Last Friday, Mr Grehan, for Mr Hutch, said he wished to raise an issue on the admissibility of evidence to be given by Dowdall on foot of the Supreme Court decision in DPP v Gilligan. In the Gilligan case, the Supreme Court found that while the evidence of a witness in a protection programme is admissible, it should be excluded if the circumstances in which it came about fall below the fundamental standard of fairness.

Mr Grehan is challenging the admissibility of evidence to be given by Dowdall, who was a former co-accused of Gerard Hutch but has turned State’s witness. Dowdall has already been sentenced by the non-jury court for the lesser offence of facilitating the murder. The evidence is being heard as part of a voir dire – or ‘trial within a trial’ – to help the court’s three judges determine its admissibility. Mr Hutch (59), last of The Paddocks, Clontarf, Dublin 3, denies the murder of David Byrne (33) during a boxing weigh-in at the hotel on February 5th, 2016.

Jonathan Dowdall (44) – a married father of four with an address at Navan Road, Cabra, Dublin 7 – was due to stand trial for Mr Byrne’s murder alongside Mr Hutch but pleaded guilty in advance of the trial to a lesser charge of facilitating the Hutch gang by making a hotel room available in advance of the murder. Dowdall has been jailed by the Special Criminal Court for four years for facilitating the Hutch gang in the notorious murder of Mr Byrne. The former Dublin councillor is currently being assessed for the Witness Protection Program after agreeing to testify against former co-accused Gerard Hutch, who is charged with Mr Byrne’s murder. Dowdall is expected to give evidence against his former co-accused Mr Hutch in the coming days.

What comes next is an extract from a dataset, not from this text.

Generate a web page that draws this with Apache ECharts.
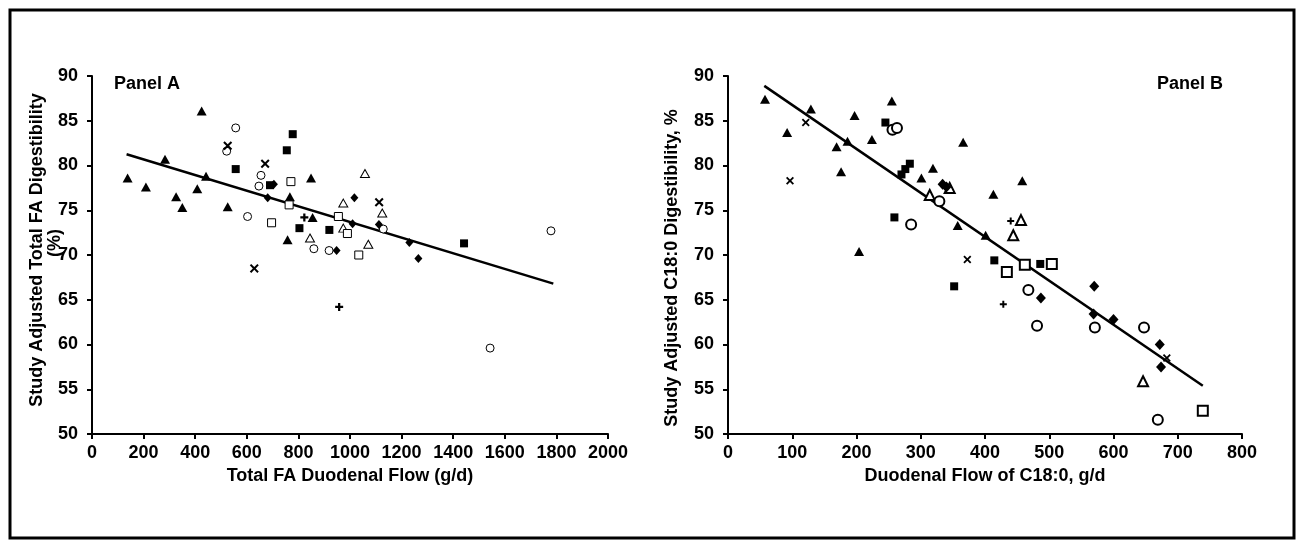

Mr Byrne, from Crumlin, was shot dead at the hotel in Whitehall, Dublin 9. Mr Hutch’s two co-accused – Paul Murphy (61), of Cherry Avenue, Swords, Co Dublin and Jason Bonney (50), of Drumnigh Wood, Portmarnock, Dublin 13 have pleaded not guilty to participating in or contributing to the murder of David Byrne by providing access to motor vehicles on February 5th, 2016.

The trial continues tomorrow before Ms Justice Tara Burns sitting with Judge Sarah Berkeley and Judge Grainne Malone.